# mod_mono and apache



## ged3000 (Sep 1, 2005)

Hi!

I just tried to install mod_mono onto my Mac, so that I can develop ASP.NET web pages on it, without having to test the files on my server. However, when I try to open the test pages that came with the installer, I get a 503 error from apache (Error 503 - Service Temporarily Unavailable)

I cant work out why I'm getting the error - I guess its either that I've installed mono/xsp/mod_mono wrong or that Ive set them up wrong in my httpd.conf file.
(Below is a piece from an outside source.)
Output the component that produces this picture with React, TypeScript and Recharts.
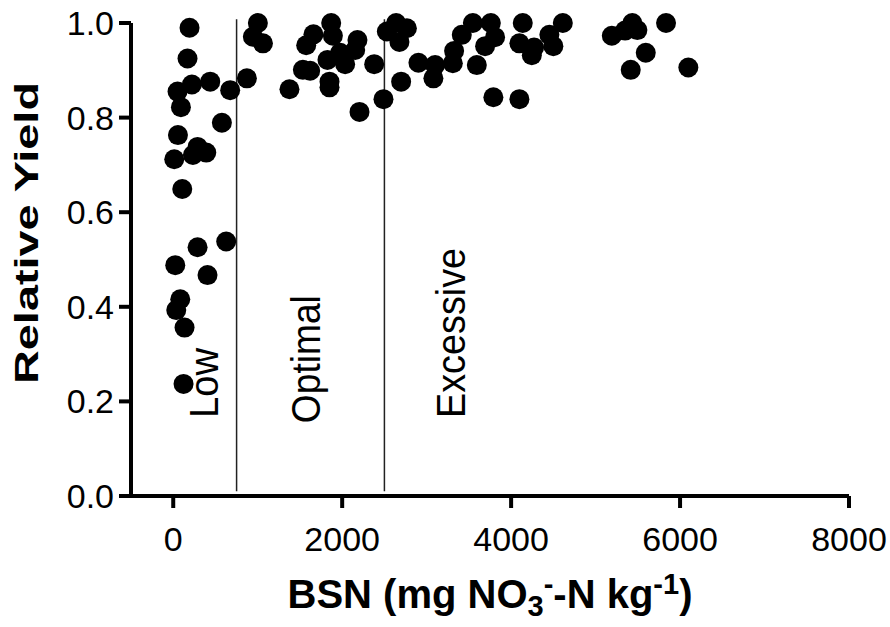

I've tried various combinations of the suggested entry in the httpd.conf file, but these all result in the same error (or disable mono completely - then the page displays, but the asp.net code is not run at all).

Im running a 15" G4 1.5GHz powerbook, with 512mb ram and Mac OS X.3.9
Im using Apples instalation of apache (Apache 1.3.33 (Darwin)), and also have php 5.03 and MySQL 4.1.11-standard installed (php with the binary from www.entropy.ch, mysql with the binary from www.mysql.com)
I've installed mono 1.1.8.1 using the binary from www.mono-project.com, and xsp 1.0.9 and mod_mono 1.0.9 from the source files at www.mono-project.com . XSP is running in a terminal window, using the terminal command "mono /usr/lib/mono/1.0/xsp.exe "

If anyone has any suggesitons as to what might be causing this problem, or how to fix it, id be really appreciative!

Thanks in advance, Ged Manning


----------